Jens Palsberg
Professor of
Computer Science
Jens Palsberg is Professor and Chair of Computer Science at UCLA,
University of California, Los Angeles.
His research interests span the areas of compilers, embedded systems,
programming languages, software engineering, and information security.
He is the editor-in-chief of
ACM Transactions of Programming Languages and Systems,
a member of the editorial board of Information and Computation,
a former member of the editorial board of IEEE Transactions on
Software Engineering, and a former conference program chair of
ACM Symposium on Principles of Programming Languages (POPL),
Conference on Tools and Algorithms for the Construction and Analysis
of Systems (TACAS),
the Static Analysis Symposium (SAS),
Conference on Embedded Systems Software (EMSOFT),
Conference on Formal Methods and Programming Models for Co-Design (MEMOCODE),
ACM Workshop on Program Analysis for Software Tools and Engineering (PASTE),
and
Symposium on Requirements Engineering for Information Security (SREIS).

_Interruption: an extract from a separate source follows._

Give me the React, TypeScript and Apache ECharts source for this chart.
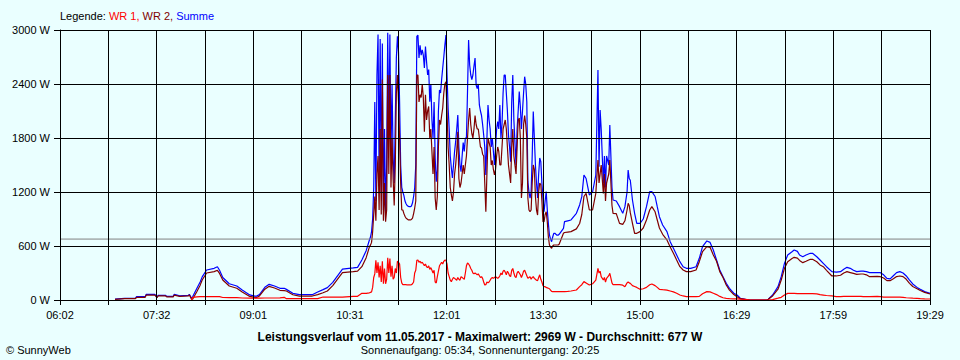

Jens Palsberg received a Ph.D. in Computer Science from University of Aarhus, Denmark in
1992. In 1992-1996 he was a visiting scientist at various institutions,
including MIT. In 1996-2002 he was an Associate Professor and, in 2002-2003,
Professor of Computer Science at Purdue University,
after which he moved to UCLA.
He has authored over
80 technical papers, co-authored the book Object-Oriented Type Systems, and
co-authored the 2002 revision of Appel's textbook on Modern Compiler
Implementation in Java. He is the recipient of National Science Foundation
CAREER and ITR awards, a Purdue University Faculty Scholar award,
an IBM Faculty Award, and an Okawa Foundation research award.
His research has also been supported by
DARPA, Intel, and British Telecom.
He has served
as the vice chair of ACM SIGBED, Special Interest Group on Embedded Systems,
as vice chair of computer science at UCLA,
as associate head of computer science at Purdue University,
as the general chair of POPL and
International Workshop on Model Checking of Software (SPIN), and
as the conference chair of the IEEE Symposium on Logic in Computer Science (LICS).